# Prompt:
Look through the entries below and report how many lines hold the string "matplotlib". Only the number is wanted.

-- Start of Data shown --

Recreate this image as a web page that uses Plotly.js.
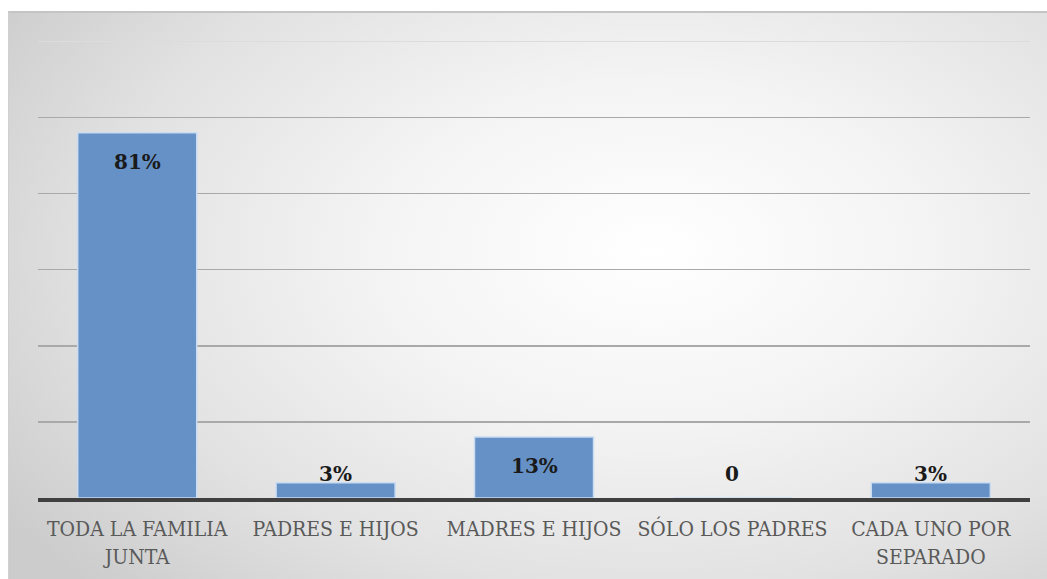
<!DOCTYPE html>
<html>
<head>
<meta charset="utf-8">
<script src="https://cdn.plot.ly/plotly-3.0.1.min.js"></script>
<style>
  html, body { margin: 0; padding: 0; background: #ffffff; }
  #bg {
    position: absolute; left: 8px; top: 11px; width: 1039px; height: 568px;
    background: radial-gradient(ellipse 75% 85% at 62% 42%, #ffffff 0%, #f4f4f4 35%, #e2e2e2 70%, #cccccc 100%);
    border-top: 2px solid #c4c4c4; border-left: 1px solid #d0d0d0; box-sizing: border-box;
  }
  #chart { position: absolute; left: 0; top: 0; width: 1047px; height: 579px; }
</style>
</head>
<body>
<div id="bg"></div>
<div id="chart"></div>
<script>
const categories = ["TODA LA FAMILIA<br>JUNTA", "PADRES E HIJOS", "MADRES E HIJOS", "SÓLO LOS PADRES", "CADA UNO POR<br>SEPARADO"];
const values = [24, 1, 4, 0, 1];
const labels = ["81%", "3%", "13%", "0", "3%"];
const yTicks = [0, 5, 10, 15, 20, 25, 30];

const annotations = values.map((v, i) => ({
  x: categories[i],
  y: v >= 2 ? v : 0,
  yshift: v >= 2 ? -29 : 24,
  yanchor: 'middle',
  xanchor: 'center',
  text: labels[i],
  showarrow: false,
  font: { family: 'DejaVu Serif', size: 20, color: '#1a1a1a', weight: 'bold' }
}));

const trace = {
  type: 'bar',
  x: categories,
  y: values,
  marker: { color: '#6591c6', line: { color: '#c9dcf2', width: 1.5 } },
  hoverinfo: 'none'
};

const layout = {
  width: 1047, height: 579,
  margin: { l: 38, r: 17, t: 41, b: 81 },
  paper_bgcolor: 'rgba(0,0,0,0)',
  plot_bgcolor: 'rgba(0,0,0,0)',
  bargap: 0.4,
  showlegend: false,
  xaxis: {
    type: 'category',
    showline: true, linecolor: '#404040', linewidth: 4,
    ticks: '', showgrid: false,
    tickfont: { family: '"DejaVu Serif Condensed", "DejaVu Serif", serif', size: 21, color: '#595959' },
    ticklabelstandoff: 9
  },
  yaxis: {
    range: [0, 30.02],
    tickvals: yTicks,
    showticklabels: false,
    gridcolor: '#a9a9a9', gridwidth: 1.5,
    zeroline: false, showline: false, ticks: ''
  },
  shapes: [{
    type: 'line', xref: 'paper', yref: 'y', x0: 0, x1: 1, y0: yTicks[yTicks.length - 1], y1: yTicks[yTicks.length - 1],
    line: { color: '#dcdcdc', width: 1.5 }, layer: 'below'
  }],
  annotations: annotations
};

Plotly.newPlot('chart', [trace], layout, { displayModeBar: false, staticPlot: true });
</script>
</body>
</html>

-- End of Data shown --
-- Start of Data shown --

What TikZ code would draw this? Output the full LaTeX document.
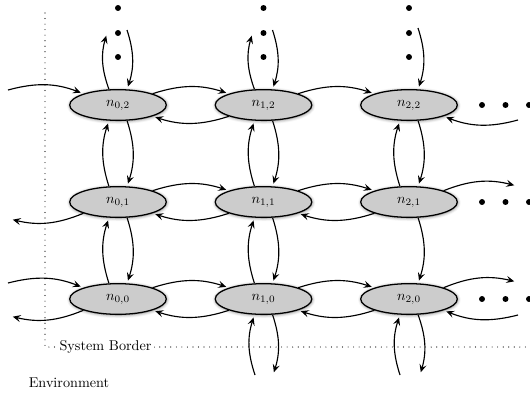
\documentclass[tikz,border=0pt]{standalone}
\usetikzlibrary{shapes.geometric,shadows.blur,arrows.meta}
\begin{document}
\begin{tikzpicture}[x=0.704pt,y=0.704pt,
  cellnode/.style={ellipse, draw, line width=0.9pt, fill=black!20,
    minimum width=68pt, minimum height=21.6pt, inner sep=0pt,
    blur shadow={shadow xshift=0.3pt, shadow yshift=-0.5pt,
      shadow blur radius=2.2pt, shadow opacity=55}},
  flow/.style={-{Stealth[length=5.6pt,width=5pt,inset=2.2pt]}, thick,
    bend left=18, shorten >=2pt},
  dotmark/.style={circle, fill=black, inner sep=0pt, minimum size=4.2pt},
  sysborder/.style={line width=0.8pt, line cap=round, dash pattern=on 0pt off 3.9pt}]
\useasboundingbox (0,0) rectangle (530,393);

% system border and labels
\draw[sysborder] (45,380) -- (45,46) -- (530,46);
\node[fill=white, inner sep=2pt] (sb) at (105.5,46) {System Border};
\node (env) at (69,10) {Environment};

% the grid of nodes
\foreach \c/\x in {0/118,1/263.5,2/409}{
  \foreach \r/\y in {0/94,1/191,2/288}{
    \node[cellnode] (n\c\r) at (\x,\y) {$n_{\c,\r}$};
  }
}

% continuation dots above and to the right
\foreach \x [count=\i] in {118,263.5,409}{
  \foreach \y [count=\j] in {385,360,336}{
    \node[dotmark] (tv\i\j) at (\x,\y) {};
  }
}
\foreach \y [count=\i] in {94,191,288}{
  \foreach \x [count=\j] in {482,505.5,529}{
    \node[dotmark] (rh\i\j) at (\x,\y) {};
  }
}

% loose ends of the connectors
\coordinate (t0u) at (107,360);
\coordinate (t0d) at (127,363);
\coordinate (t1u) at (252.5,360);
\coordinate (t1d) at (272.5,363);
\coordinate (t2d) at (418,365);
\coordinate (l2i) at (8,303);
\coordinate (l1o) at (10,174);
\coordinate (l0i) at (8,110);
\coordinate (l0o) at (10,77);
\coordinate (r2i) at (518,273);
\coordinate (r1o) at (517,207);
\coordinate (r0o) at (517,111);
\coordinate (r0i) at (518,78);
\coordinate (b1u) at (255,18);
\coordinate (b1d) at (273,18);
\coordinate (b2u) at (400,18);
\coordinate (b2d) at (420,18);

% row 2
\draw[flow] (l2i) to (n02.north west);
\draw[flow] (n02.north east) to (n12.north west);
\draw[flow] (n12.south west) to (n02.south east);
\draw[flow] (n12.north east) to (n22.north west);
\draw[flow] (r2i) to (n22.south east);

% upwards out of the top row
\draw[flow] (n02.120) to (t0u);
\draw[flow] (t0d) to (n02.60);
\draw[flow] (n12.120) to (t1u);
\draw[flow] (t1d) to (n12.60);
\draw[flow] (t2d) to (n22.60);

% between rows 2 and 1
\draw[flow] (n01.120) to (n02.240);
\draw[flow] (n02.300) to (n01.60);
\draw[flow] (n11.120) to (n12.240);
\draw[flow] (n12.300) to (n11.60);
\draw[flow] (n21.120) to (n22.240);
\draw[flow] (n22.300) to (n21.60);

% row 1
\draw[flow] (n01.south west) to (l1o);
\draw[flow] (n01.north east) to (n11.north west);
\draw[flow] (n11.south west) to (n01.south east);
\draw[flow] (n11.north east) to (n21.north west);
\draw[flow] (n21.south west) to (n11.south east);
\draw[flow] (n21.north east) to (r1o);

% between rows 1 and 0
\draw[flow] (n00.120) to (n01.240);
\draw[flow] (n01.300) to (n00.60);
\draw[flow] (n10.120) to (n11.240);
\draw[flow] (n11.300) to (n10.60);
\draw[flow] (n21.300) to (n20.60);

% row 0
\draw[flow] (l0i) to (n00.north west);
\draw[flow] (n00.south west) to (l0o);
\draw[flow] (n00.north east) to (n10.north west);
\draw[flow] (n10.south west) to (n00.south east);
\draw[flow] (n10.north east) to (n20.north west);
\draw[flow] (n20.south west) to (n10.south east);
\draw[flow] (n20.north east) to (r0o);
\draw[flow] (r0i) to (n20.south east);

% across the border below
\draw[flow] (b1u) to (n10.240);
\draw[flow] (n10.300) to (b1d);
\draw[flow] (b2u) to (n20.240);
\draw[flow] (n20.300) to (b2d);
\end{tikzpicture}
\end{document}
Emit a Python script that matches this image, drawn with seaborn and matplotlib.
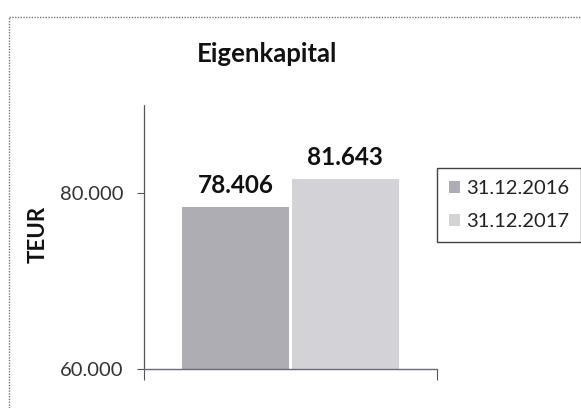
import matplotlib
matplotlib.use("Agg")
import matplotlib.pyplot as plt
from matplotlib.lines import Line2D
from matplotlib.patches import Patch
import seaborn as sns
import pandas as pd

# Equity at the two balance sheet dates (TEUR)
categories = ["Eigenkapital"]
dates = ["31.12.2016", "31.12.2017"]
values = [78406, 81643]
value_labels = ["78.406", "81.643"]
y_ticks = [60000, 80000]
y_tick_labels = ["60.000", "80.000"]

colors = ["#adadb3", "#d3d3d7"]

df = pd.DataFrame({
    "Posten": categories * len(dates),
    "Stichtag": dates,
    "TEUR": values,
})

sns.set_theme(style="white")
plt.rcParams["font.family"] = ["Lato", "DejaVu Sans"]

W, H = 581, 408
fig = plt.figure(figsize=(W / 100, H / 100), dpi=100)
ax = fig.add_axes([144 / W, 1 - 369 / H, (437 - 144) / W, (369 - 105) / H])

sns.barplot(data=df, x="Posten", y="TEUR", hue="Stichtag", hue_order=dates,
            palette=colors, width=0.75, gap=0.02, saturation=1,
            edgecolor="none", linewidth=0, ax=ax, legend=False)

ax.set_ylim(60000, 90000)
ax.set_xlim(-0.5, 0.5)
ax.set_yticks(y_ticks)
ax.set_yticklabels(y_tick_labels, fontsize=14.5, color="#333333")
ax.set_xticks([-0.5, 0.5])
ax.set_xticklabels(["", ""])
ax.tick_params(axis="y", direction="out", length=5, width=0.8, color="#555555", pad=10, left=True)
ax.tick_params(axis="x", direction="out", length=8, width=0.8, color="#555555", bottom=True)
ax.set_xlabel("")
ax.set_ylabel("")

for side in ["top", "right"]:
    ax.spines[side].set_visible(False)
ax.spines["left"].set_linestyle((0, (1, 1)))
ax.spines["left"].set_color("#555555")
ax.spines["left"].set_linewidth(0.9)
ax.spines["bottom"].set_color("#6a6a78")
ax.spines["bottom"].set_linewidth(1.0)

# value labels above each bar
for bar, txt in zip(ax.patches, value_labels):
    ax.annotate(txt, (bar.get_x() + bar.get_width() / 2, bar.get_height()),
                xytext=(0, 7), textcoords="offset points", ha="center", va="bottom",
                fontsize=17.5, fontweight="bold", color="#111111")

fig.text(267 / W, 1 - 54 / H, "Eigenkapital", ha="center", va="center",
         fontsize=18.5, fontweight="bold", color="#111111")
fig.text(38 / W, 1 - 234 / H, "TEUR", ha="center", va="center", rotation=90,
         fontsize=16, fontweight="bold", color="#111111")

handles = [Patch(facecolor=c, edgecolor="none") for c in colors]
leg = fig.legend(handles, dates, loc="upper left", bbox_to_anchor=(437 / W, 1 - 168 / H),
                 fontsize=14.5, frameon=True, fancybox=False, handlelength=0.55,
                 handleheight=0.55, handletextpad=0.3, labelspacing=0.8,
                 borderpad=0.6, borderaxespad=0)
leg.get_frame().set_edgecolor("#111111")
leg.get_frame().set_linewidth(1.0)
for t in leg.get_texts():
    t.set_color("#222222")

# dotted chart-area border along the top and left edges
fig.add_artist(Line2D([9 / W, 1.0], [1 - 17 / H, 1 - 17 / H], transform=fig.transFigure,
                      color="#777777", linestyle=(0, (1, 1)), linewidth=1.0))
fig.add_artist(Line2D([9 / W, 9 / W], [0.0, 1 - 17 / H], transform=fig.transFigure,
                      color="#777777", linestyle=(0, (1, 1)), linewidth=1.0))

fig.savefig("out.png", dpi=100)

-- End of Data shown --

# Solution to this problem:
6